A week of code review didn’t turn it up. I thought it might have something to do with a stack overrun (I had this problem when using sprinf() before) so I pumped the stack up to 3x what I thought it needed. I even went to the trouble to initialize the stack so I could see what was used and while instructive, it showed that stack overflow was not the culprit.
But where does it start?
Trying to piece the stack trace together manually, it looked like the code was locking up during a delay loop. Statistically, that was to be expected since that’s where the processor spends 90%+ of it’s time. So, was it correlation or coincidence? Was the address it was locking up the first place it went off the reservation, or just where it got stuck. To help with this I made sure that whenever I programmed the MCU, it cleared all the flash memory, not just the portion I was using. That changed where the program was hanging. Now it was hanging on a jump to the end of the 32-bit address space… where I didn’t even have memory.

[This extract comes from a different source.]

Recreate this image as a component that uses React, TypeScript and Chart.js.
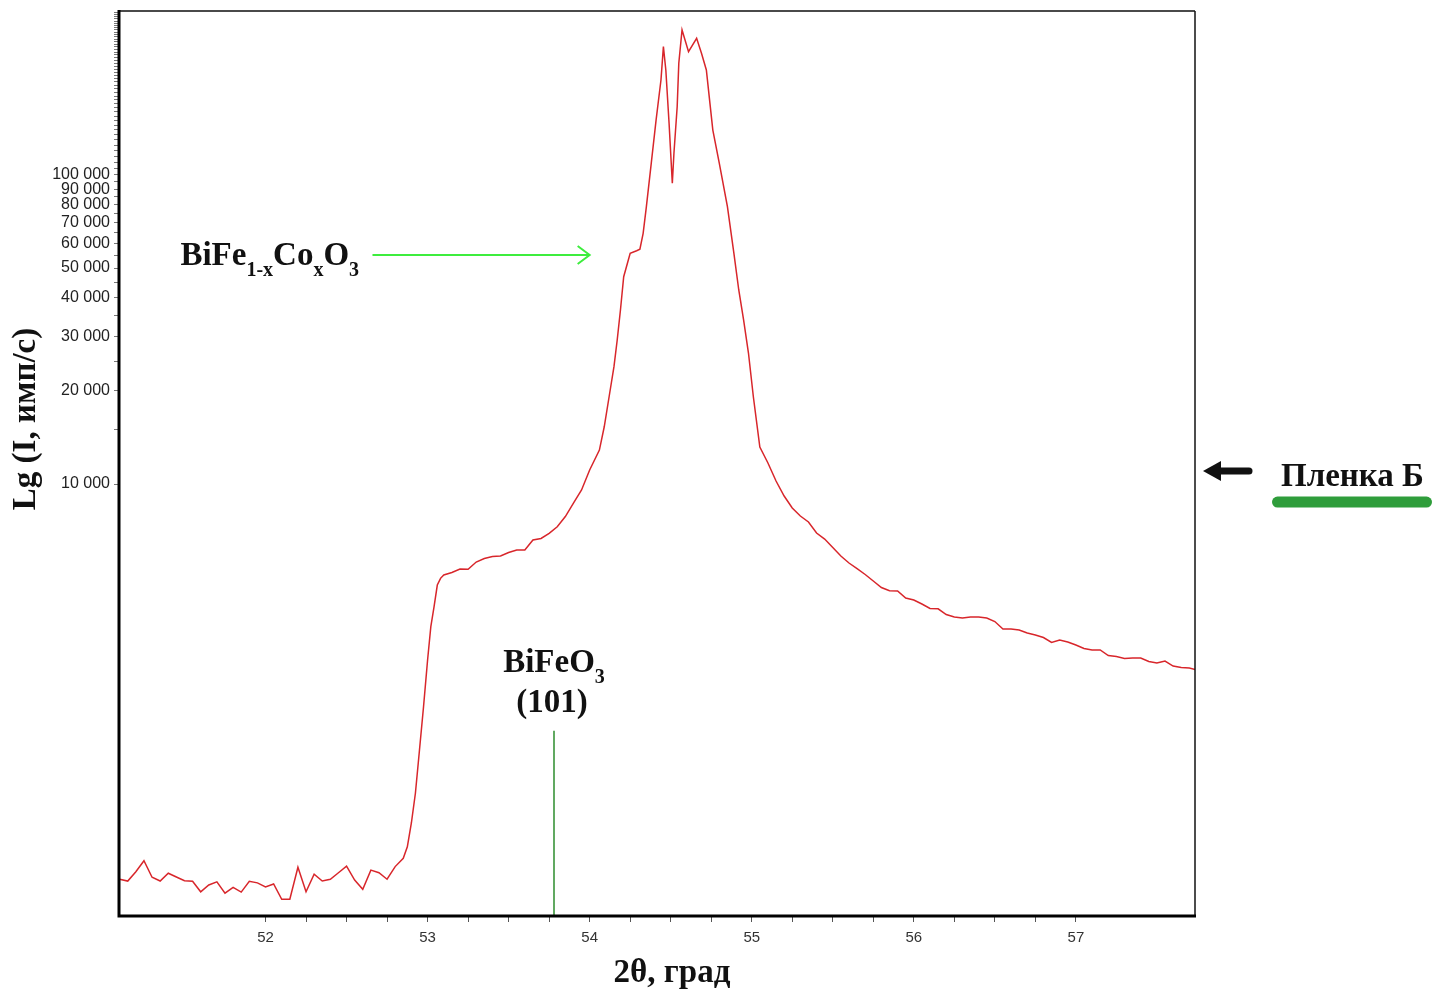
import React, { useEffect, useRef } from 'react';
import { Chart, registerables } from 'chart.js';

Chart.register(...registerables);

const twoTheta = [
  51.10, 51.15, 51.20, 51.25, 51.30, 51.35, 51.40, 51.45, 51.50, 51.55,
  51.60, 51.65, 51.70, 51.75, 51.80, 51.85, 51.90, 51.95, 52.00, 52.05,
  52.10, 52.15, 52.20, 52.25, 52.30, 52.35, 52.40, 52.45, 52.50, 52.55,
  52.60, 52.65, 52.70, 52.75, 52.80, 52.85, 52.875, 52.90, 52.925, 52.95,
  52.975, 53.00, 53.02, 53.04, 53.06, 53.08, 53.10, 53.15, 53.20, 53.25,
  53.30, 53.35, 53.40, 53.45, 53.50, 53.55, 53.60, 53.65, 53.70, 53.75,
  53.80, 53.85, 53.90, 53.95, 54.00, 54.06, 54.09, 54.12, 54.15, 54.17,
  54.19, 54.21, 54.25, 54.29, 54.31, 54.33, 54.35, 54.38, 54.41, 54.44,
  54.455, 54.47, 54.49, 54.51, 54.52, 54.54, 54.55, 54.57, 54.61, 54.66,
  54.69, 54.72, 54.74, 54.76, 54.80, 54.85, 54.89, 54.92, 54.95, 54.98,
  55.01, 55.05, 55.10, 55.15, 55.20, 55.25, 55.30, 55.35, 55.40, 55.45,
  55.50, 55.55, 55.60, 55.65, 55.70, 55.75, 55.80, 55.85, 55.90, 55.95,
  56.00, 56.05, 56.10, 56.15, 56.20, 56.25, 56.30, 56.35, 56.40, 56.45,
  56.50, 56.55, 56.60, 56.65, 56.70, 56.75, 56.80, 56.85, 56.90, 56.95,
  57.00, 57.05, 57.10, 57.15, 57.20, 57.25, 57.30, 57.35, 57.40, 57.45,
  57.50, 57.55, 57.60, 57.65, 57.70, 57.75,
];

const intensity = [
  526, 519, 556, 604, 534, 519, 550, 535, 520, 518,
  479, 504, 516, 474, 495, 478, 518, 512, 497, 508,
  453, 453, 575, 479, 546, 519, 526, 552, 580, 523,
  488, 563, 552, 526, 578, 615, 670, 800, 1000, 1378,
  1902, 2694, 3453, 4009, 4711, 4952, 5076, 5171, 5308, 5300,
  5592, 5740, 5827, 5848, 6002, 6115, 6120, 6589, 6663, 6926,
  7275, 7849, 8680, 9563, 11100, 12880, 15320, 19160, 23970, 29240,
  36570, 46870, 55800, 56890, 57500, 64760, 78970, 109100, 150700, 203000,
  260200, 218700, 147000, 94000, 117600, 166300, 229900, 294700, 250600, 276900,
  247700, 218700, 174800, 139800, 109100, 78970, 55800, 42450, 33940, 26490,
  19160, 13175, 11695, 10226, 9145, 8363, 7878, 7534, 6940, 6637,
  6230, 5848, 5550, 5320, 5095, 4855, 4624, 4515, 4510, 4276,
  4213, 4090, 3955, 3945, 3782, 3712, 3684, 3712, 3712, 3684,
  3589, 3394, 3394, 3369, 3294, 3246, 3186, 3073, 3127, 3081,
  3013, 2935, 2903, 2903, 2786, 2765, 2727, 2735, 2735, 2664,
  2634, 2674, 2576, 2547, 2538, 2501,
];

// BiFeO3 (101) reference line
const refTheta = [53.78, 53.78];
const refIntensity = [400, 1590];

// axis ticks
const xLabelTicks = [52, 53, 54, 55, 56, 57];
const yLabelTicks = [10000, 20000, 30000, 40000, 50000, 60000, 70000, 80000, 90000, 100000];

const X_MIN = 51.096;
const X_MAX = 57.735;
const Y_MIN = 400;
const Y_MAX = 339400;

const SERIF = '"Liberation Serif", "Times New Roman", serif';
const SANS = '"Liberation Sans", Arial, sans-serif';

type Part = { text: string; sub?: boolean };

function drawRich(ctx: CanvasRenderingContext2D, parts: Part[], x: number, y: number, align: 'left' | 'center') {
  const mainFont = `bold 33px ${SERIF}`;
  const subFont = `bold 20px ${SERIF}`;
  const widths = parts.map((p) => {
    ctx.font = p.sub ? subFont : mainFont;
    return ctx.measureText(p.text).width;
  });
  const total = widths.reduce((a, b) => a + b, 0);
  let cx = align === 'center' ? x - total / 2 : x;
  ctx.textAlign = 'left';
  ctx.textBaseline = 'alphabetic';
  parts.forEach((p, i) => {
    ctx.font = p.sub ? subFont : mainFont;
    ctx.fillText(p.text, cx, p.sub ? y + 11 : y);
    cx += widths[i];
  });
}

const annotationPlugin = {
  id: 'xrdAnnotations',
  afterDraw(chart: any) {
    const { ctx, chartArea: a, scales } = chart;
    const xs = scales.x;
    const ys = scales.y;
    ctx.save();

    // frame
    ctx.strokeStyle = '#4a4a4a';
    ctx.lineWidth = 2;
    ctx.beginPath();
    ctx.moveTo(a.left, a.top);
    ctx.lineTo(a.right, a.top);
    ctx.stroke();
    ctx.strokeStyle = '#111';
    ctx.lineWidth = 1.5;
    ctx.beginPath();
    ctx.moveTo(a.right, a.top);
    ctx.lineTo(a.right, a.bottom);
    ctx.stroke();
    ctx.strokeStyle = '#000';
    ctx.lineWidth = 3;
    ctx.beginPath();
    ctx.moveTo(a.left, a.top - 1);
    ctx.lineTo(a.left, a.bottom);
    ctx.lineTo(a.right + 1, a.bottom);
    ctx.stroke();

    ctx.fillStyle = '#111';

    // BiFe1-xCoxO3 label + green arrow
    const fx = xs.getPixelForValue(51.475);
    const fy = ys.getPixelForValue(51150);
    drawRich(ctx, [
      { text: 'BiFe' }, { text: '1-x', sub: true }, { text: 'Co' }, { text: 'x', sub: true }, { text: 'O' }, { text: '3', sub: true },
    ], fx, fy, 'left');

    const ax1 = xs.getPixelForValue(52.66);
    const ax2 = xs.getPixelForValue(54.0);
    const ay = ys.getPixelForValue(55100);
    ctx.strokeStyle = '#3ded3d';
    ctx.lineWidth = 2;
    ctx.beginPath();
    ctx.moveTo(ax1, ay);
    ctx.lineTo(ax2, ay);
    ctx.moveTo(ax2 - 12, ay - 9);
    ctx.lineTo(ax2, ay);
    ctx.lineTo(ax2 - 12, ay + 9);
    ctx.stroke();

    // BiFeO3 (101) label
    const bx = xs.getPixelForValue(refTheta[0]);
    drawRich(ctx, [{ text: 'BiFeO' }, { text: '3', sub: true }], bx, ys.getPixelForValue(2464), 'center');
    ctx.font = `bold 33px ${SERIF}`;
    ctx.textAlign = 'center';
    ctx.fillText('(101)', bx - 2, ys.getPixelForValue(1829));

    // axis titles
    ctx.font = `bold 33px ${SERIF}`;
    ctx.textAlign = 'center';
    ctx.textBaseline = 'alphabetic';
    ctx.fillText('2θ, град', (a.left + a.right) / 2 + 15, a.bottom + 66);
    ctx.save();
    ctx.translate(a.left - 84, a.top + 408);
    ctx.rotate(-Math.PI / 2);
    ctx.fillText('Lg (I, имп/с)', 0, 0);
    ctx.restore();

    // sample label on the right
    const rx = a.right;
    const ry = ys.getPixelForValue(11016);
    ctx.fillStyle = '#111';
    ctx.beginPath();
    ctx.moveTo(rx + 8, ry);
    ctx.lineTo(rx + 26, ry - 10);
    ctx.lineTo(rx + 26, ry + 10);
    ctx.closePath();
    ctx.fill();
    ctx.lineCap = 'round';
    ctx.strokeStyle = '#111';
    ctx.lineWidth = 7;
    ctx.beginPath();
    ctx.moveTo(rx + 22, ry);
    ctx.lineTo(rx + 54, ry);
    ctx.stroke();

    ctx.font = `bold 33px ${SERIF}`;
    ctx.textAlign = 'left';
    ctx.fillText('Пленка Б', rx + 86, ys.getPixelForValue(9852));

    ctx.fillStyle = '#2f9d3b';
    const barY = ys.getPixelForValue(8743);
    ctx.beginPath();
    ctx.roundRect(rx + 77, barY - 5.5, 160, 11, 5.5);
    ctx.fill();

    ctx.restore();
  },
};

function formatThousands(v: number): string {
  return `${Math.round(v / 1000)} 000`;
}

export default function App() {
  const canvasRef = useRef<HTMLCanvasElement | null>(null);

  useEffect(() => {
    const canvas = canvasRef.current;
    if (!canvas) return;

    const xTicks: number[] = [];
    for (let v = 52; v <= 57; v += 0.25) xTicks.push(v);
    const yTicks: number[] = [];
    for (let v = 10000; v <= Y_MAX; v += 5000) yTicks.push(v);

    const chart = new Chart(canvas, {
      type: 'line',
      data: {
        datasets: [
          {
            data: twoTheta.map((t, i) => ({ x: t, y: intensity[i] })),
            borderColor: '#d8262b',
            borderWidth: 1.5,
            pointRadius: 0,
            tension: 0,
          },
          {
            data: refTheta.map((t, i) => ({ x: t, y: refIntensity[i] })),
            borderColor: '#2c8c2c',
            borderWidth: 1.5,
            pointRadius: 0,
            tension: 0,
          },
        ],
      },
      options: {
        responsive: false,
        animation: false,
        events: [],
        layout: { padding: { left: 0, top: 11, right: 238, bottom: 0 } },
        plugins: { legend: { display: false }, tooltip: { enabled: false } },
        scales: {
          x: {
            type: 'linear',
            min: X_MIN,
            max: X_MAX,
            afterBuildTicks: (s: any) => {
              s.ticks = xTicks.map((v) => ({ value: v }));
            },
            afterFit: (s: any) => {
              s.height = 78;
              s.paddingLeft = 0;
              s.paddingRight = 0;
            },
            ticks: {
              autoSkip: false,
              maxRotation: 0,
              padding: 7,
              color: '#333',
              font: { family: SANS, size: 15 },
              callback: (v: any) => (xLabelTicks.includes(Number(v)) ? String(v) : ''),
            },
            grid: { drawOnChartArea: false, tickLength: 6, tickColor: '#555', tickWidth: 1 },
            border: { display: false },
          },
          y: {
            type: 'logarithmic',
            min: Y_MIN,
            max: Y_MAX,
            afterBuildTicks: (s: any) => {
              s.ticks = yTicks.map((v) => ({ value: v }));
            },
            afterFit: (s: any) => {
              s.width = 119;
              s.paddingTop = 0;
              s.paddingBottom = 0;
            },
            ticks: {
              autoSkip: false,
              padding: 4,
              color: '#222',
              font: { family: SANS, size: 16 },
              callback: (v: any) => (yLabelTicks.includes(Number(v)) ? formatThousands(Number(v)) : ''),
            },
            grid: { drawOnChartArea: false, tickLength: 5, tickColor: '#777', tickWidth: 1 },
            border: { display: false },
          },
        },
      },
      plugins: [annotationPlugin],
    } as any);

    return () => chart.destroy();
  }, []);

  return (
    <div style={{ position: 'absolute', left: 0, top: 0, width: 1433, height: 994, background: '#fff' }}>
      <canvas ref={canvasRef} width={1433} height={994} style={{ display: 'block' }} />
    </div>
  );
}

At this point I’m starting to rip out whole modules of code to try and narrow down what is occurring. We’re two weeks into trying to track this bug down. It’s still hanging. Ripping out sections of code hasn’t solved anything. It did lead to a clue. When I activated the SysTick interrupt I now had the processor reliably hanging less than a second after I enabled interrupts on the MCU. So, this is interrupt related. Hmmm…
On the Trail
I went and checked my vector interrupt table (VIT) and it looked good. I’m pretty sure it is the interrupts, but what is going on here. How am I getting sent to the end of the know address space when I’ve looked at the actual values being stored, which are all legit. How to further narrow things down?
I went looking for an opcode I could write across all unused memory to further figure things out. After a lot of digging I found an opcode (breakpoint, 0xbexx) that would pause things when debugging. I went into the linker script and had all extra memory filled with its opcode. Now let’s see where that gets us.
A Break in the Case
When we started up the code this time, it did indeed halt the code…. at the same address as the value of the opcode I had just overwritten everything extra with. So… we’re interrupting and jumping to the address all my unused memory is pointed at. At this point an epiphany occurred. While I hadn’t made many changes to the c code for the project, I had changed the location of things in flash memory so I could do boot-loading. I had also changed where I stored the VIT. Maybe I was onto something here? I did some digging and while relocatable, I have to tell the MCU where I relocated it to. The software is not smart enough to do that for you. Some of the built-in libraries may do that for you, but if you’re moving things in the boot loader, good luck.
The Fix is In
So, was it that simple, set a register and we’re good? To test I found said register and set it before any interrupts were enabled… and let it run… and run… and run. After about four days I declared it good… and then let it run over the weekend just to be sure.
The moral of the story is, just because you tell one piece of software (the linker in this case) what you are doing, don’t assume that the other piece (the compiler) or the hardware is smart enough to figure out what you are doing. For the gory details see the e2e.ti.com thread. I hope that this helps.